▶ **SUPPLIED MATERIAL**
==================================================
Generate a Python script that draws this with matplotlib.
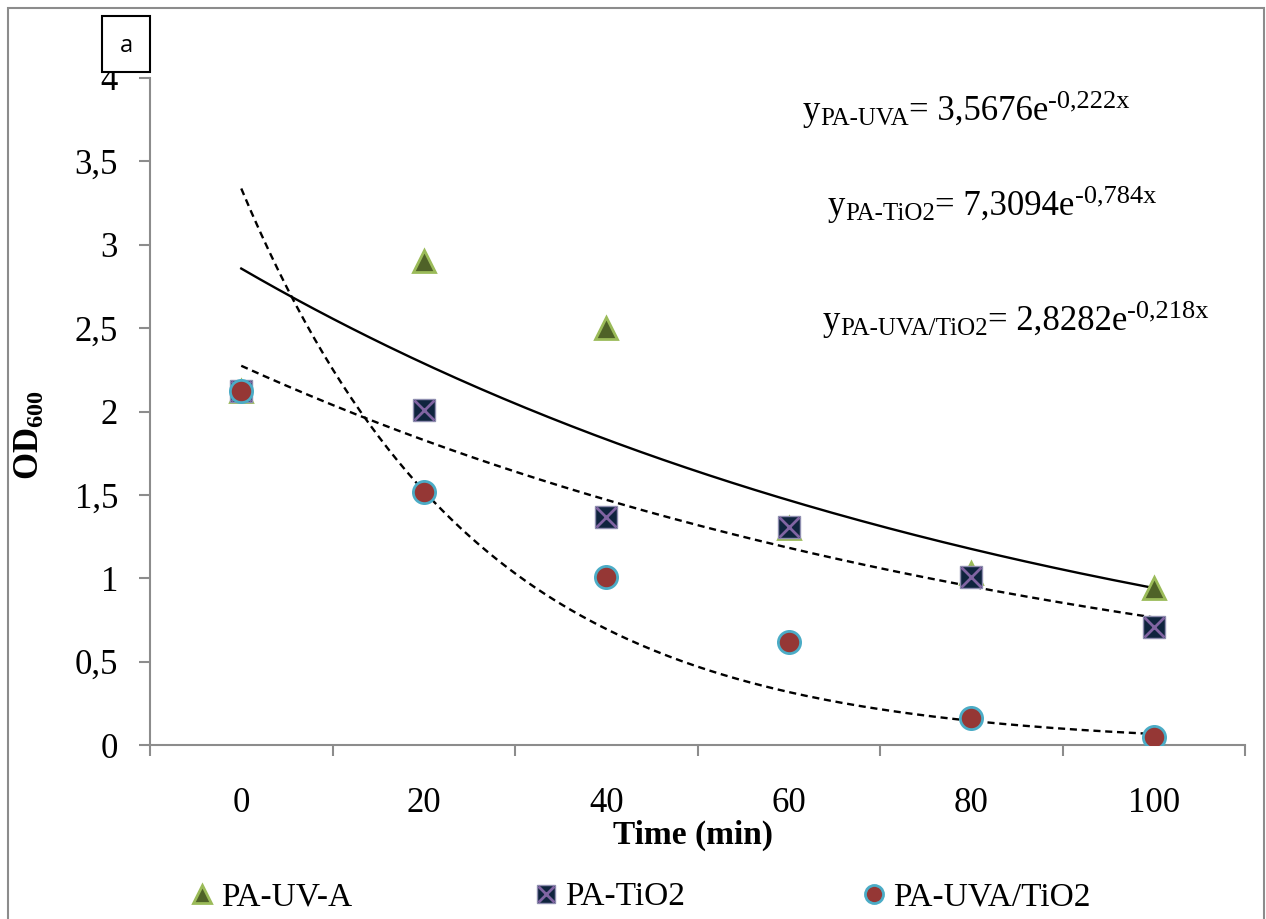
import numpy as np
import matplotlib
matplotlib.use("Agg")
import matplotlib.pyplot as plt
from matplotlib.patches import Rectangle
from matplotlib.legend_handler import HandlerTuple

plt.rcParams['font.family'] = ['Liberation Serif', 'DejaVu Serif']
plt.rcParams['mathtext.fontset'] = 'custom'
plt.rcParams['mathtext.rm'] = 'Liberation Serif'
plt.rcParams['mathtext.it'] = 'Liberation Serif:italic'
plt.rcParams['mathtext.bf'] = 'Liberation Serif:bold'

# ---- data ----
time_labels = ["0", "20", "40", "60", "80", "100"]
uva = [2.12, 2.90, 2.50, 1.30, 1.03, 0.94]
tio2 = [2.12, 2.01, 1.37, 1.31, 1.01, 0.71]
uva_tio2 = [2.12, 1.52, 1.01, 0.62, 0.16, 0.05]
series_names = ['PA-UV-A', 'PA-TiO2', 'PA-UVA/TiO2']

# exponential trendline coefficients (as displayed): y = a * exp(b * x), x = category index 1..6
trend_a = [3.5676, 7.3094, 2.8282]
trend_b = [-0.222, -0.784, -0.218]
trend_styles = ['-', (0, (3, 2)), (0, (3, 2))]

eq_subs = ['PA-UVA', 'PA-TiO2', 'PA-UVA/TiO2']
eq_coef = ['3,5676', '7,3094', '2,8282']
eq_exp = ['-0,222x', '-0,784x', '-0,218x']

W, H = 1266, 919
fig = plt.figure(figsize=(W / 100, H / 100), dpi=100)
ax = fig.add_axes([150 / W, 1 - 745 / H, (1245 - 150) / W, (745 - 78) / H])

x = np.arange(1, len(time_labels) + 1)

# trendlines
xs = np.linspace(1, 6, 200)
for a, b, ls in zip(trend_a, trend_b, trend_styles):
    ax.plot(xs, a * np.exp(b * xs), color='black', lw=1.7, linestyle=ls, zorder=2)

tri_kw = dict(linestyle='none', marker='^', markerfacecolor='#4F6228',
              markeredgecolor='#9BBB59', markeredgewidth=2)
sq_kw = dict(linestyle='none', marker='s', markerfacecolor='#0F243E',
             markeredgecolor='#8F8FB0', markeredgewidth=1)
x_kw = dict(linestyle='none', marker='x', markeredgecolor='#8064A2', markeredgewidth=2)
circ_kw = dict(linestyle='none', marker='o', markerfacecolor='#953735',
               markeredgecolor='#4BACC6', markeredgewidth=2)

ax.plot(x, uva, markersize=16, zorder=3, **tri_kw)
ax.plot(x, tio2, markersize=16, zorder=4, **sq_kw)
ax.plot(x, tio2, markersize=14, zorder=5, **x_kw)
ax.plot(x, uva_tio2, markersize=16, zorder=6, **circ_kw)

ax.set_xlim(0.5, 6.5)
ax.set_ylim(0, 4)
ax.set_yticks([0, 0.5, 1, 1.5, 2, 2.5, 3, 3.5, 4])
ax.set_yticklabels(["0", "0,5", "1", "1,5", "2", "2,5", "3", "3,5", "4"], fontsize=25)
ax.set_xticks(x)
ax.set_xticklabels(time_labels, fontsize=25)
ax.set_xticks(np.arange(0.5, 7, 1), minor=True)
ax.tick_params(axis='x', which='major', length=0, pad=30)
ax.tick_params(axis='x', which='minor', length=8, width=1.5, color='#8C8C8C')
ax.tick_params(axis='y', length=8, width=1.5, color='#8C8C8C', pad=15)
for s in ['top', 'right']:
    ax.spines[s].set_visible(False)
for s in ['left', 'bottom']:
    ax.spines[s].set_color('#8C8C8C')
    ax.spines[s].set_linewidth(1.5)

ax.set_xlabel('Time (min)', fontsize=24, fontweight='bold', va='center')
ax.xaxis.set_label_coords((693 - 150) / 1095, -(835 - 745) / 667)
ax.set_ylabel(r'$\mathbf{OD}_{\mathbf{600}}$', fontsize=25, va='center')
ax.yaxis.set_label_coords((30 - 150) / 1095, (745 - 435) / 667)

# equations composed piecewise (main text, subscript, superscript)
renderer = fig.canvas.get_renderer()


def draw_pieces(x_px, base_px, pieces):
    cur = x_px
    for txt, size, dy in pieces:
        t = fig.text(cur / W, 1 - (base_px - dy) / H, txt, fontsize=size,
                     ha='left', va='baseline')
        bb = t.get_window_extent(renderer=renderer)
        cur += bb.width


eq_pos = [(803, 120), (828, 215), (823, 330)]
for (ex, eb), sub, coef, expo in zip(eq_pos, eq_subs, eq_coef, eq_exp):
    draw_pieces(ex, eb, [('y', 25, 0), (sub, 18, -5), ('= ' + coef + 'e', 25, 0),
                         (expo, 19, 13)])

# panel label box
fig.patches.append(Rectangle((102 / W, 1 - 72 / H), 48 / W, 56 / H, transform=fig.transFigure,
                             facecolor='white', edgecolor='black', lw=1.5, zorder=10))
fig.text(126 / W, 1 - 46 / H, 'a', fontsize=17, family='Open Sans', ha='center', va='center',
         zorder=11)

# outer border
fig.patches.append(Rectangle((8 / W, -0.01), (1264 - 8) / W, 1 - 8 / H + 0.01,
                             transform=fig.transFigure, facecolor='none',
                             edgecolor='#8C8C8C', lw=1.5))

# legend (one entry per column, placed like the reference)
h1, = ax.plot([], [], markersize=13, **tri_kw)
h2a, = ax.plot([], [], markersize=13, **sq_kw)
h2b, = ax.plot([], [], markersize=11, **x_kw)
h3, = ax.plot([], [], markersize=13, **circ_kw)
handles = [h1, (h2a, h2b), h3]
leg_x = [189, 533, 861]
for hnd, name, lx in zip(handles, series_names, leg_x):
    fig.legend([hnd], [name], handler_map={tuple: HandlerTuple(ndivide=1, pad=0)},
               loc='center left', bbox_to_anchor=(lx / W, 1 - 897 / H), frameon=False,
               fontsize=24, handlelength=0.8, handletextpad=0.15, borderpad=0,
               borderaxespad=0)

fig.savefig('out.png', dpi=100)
==================================================
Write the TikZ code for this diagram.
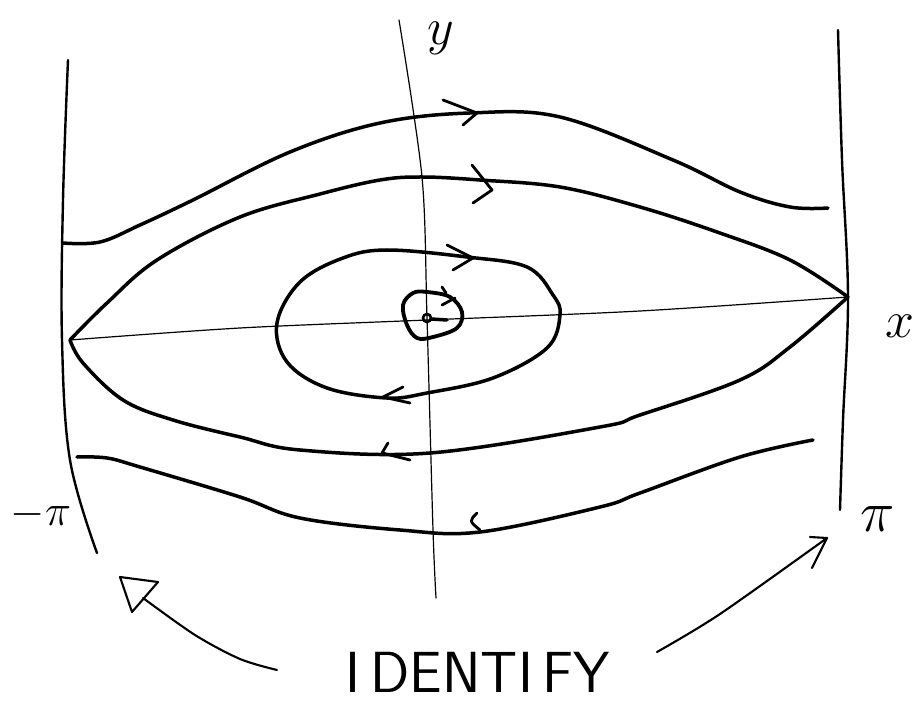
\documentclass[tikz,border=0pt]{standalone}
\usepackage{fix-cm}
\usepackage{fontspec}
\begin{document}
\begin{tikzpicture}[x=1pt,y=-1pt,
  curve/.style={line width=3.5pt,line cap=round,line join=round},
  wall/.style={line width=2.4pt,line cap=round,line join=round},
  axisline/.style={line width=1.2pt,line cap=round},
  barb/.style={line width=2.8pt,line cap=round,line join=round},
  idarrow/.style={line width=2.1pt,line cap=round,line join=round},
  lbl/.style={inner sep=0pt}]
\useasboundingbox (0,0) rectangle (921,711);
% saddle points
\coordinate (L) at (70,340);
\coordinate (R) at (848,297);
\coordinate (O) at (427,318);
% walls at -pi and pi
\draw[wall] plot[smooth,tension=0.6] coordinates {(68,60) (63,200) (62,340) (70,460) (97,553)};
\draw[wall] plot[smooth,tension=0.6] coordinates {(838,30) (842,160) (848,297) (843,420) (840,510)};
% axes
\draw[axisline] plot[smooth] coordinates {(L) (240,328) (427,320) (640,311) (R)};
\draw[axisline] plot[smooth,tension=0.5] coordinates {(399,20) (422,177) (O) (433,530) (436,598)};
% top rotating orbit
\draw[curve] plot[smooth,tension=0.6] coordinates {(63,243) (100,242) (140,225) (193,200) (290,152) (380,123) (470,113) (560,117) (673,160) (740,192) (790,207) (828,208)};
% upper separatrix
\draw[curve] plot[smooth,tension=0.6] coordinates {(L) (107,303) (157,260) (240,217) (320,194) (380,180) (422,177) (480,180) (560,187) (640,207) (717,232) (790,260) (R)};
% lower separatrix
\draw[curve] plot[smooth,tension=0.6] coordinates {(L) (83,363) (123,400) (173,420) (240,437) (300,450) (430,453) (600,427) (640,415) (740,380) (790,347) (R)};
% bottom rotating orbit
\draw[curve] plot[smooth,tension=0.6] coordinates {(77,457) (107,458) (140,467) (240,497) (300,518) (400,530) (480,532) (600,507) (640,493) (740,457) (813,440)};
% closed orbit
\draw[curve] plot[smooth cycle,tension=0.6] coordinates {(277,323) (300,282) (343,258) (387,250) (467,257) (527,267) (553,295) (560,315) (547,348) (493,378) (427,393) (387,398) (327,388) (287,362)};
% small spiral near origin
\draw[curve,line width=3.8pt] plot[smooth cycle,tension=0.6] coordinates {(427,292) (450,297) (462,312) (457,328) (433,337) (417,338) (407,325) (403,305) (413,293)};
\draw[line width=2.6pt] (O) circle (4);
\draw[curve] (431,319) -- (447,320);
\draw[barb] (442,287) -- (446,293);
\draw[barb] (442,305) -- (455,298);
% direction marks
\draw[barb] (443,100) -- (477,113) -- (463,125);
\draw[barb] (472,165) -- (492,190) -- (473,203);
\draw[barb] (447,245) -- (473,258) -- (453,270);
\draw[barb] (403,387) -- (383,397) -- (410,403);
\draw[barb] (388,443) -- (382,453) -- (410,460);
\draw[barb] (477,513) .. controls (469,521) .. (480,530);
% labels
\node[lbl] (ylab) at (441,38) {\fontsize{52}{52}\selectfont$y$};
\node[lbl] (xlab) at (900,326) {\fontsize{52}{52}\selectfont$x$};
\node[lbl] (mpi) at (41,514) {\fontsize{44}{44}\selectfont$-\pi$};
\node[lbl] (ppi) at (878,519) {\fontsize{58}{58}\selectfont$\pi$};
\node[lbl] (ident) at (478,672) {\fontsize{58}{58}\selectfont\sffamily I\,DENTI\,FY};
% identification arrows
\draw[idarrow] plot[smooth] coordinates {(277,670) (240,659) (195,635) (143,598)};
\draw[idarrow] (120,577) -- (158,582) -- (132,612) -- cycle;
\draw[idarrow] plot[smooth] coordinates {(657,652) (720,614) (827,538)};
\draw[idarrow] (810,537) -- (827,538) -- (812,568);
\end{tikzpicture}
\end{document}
==================================================
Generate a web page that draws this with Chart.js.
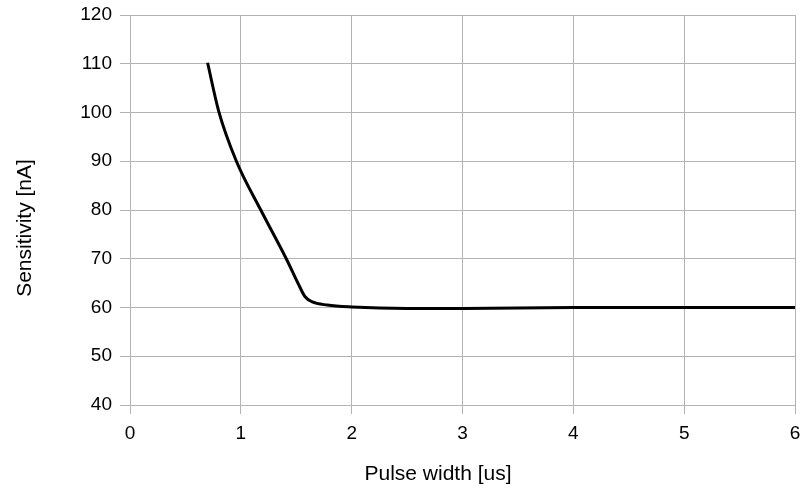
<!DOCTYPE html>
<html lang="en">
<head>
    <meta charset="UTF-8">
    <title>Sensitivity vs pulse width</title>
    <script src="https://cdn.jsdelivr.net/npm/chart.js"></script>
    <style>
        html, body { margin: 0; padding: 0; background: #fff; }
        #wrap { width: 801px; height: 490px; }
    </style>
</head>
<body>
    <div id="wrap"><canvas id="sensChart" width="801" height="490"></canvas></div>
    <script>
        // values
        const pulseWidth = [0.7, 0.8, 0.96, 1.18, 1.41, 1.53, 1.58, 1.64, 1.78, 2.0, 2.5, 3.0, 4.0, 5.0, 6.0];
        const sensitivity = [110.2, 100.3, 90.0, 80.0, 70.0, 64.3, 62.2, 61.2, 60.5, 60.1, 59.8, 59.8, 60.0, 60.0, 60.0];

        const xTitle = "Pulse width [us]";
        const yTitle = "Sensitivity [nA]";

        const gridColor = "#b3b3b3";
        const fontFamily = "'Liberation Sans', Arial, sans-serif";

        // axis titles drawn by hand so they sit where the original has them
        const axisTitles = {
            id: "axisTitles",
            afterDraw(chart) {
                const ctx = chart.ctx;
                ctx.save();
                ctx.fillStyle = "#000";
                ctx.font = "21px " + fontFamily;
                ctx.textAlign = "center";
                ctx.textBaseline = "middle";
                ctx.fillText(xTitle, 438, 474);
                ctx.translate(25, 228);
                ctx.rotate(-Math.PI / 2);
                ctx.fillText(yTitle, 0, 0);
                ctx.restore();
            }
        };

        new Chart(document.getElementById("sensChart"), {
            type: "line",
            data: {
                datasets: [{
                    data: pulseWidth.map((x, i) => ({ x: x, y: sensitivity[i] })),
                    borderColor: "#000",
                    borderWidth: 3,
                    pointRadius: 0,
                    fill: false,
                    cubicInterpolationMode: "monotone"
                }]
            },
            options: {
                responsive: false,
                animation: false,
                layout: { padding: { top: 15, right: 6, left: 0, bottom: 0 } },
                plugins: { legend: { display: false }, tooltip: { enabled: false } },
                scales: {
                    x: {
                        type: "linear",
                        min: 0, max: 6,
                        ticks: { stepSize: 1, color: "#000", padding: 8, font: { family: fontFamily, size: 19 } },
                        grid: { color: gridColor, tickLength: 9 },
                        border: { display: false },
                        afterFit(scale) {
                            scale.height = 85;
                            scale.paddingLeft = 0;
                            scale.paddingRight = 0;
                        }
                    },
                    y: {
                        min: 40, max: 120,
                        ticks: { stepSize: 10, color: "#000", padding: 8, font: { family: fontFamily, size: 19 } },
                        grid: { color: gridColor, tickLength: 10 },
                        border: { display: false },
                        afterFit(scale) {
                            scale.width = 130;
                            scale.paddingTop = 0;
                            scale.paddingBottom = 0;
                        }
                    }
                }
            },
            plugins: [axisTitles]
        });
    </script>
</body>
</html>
==================================================
▶ **WHAT TO DO**
Give again, word for word, only the lines starting at the line with "Generate a Python" and ending at the line with "ax.plot(xs, a *", keeping both end lines; pictures stay out.

▶ **WRITTEN ANSWER**
Generate a Python script that draws this with matplotlib.
import numpy as np
import matplotlib
matplotlib.use("Agg")
import matplotlib.pyplot as plt
from matplotlib.patches import Rectangle
from matplotlib.legend_handler import HandlerTuple

plt.rcParams['font.family'] = ['Liberation Serif', 'DejaVu Serif']
plt.rcParams['mathtext.fontset'] = 'custom'
plt.rcParams['mathtext.rm'] = 'Liberation Serif'
plt.rcParams['mathtext.it'] = 'Liberation Serif:italic'
plt.rcParams['mathtext.bf'] = 'Liberation Serif:bold'

# ---- data ----
time_labels = ["0", "20", "40", "60", "80", "100"]
uva = [2.12, 2.90, 2.50, 1.30, 1.03, 0.94]
tio2 = [2.12, 2.01, 1.37, 1.31, 1.01, 0.71]
uva_tio2 = [2.12, 1.52, 1.01, 0.62, 0.16, 0.05]
series_names = ['PA-UV-A', 'PA-TiO2', 'PA-UVA/TiO2']

# exponential trendline coefficients (as displayed): y = a * exp(b * x), x = category index 1..6
trend_a = [3.5676, 7.3094, 2.8282]
trend_b = [-0.222, -0.784, -0.218]
trend_styles = ['-', (0, (3, 2)), (0, (3, 2))]

eq_subs = ['PA-UVA', 'PA-TiO2', 'PA-UVA/TiO2']
eq_coef = ['3,5676', '7,3094', '2,8282']
eq_exp = ['-0,222x', '-0,784x', '-0,218x']

W, H = 1266, 919
fig = plt.figure(figsize=(W / 100, H / 100), dpi=100)
ax = fig.add_axes([150 / W, 1 - 745 / H, (1245 - 150) / W, (745 - 78) / H])

x = np.arange(1, len(time_labels) + 1)

# trendlines
xs = np.linspace(1, 6, 200)
for a, b, ls in zip(trend_a, trend_b, trend_styles):
    ax.plot(xs, a * np.exp(b * xs), color='black', lw=1.7, linestyle=ls, zorder=2)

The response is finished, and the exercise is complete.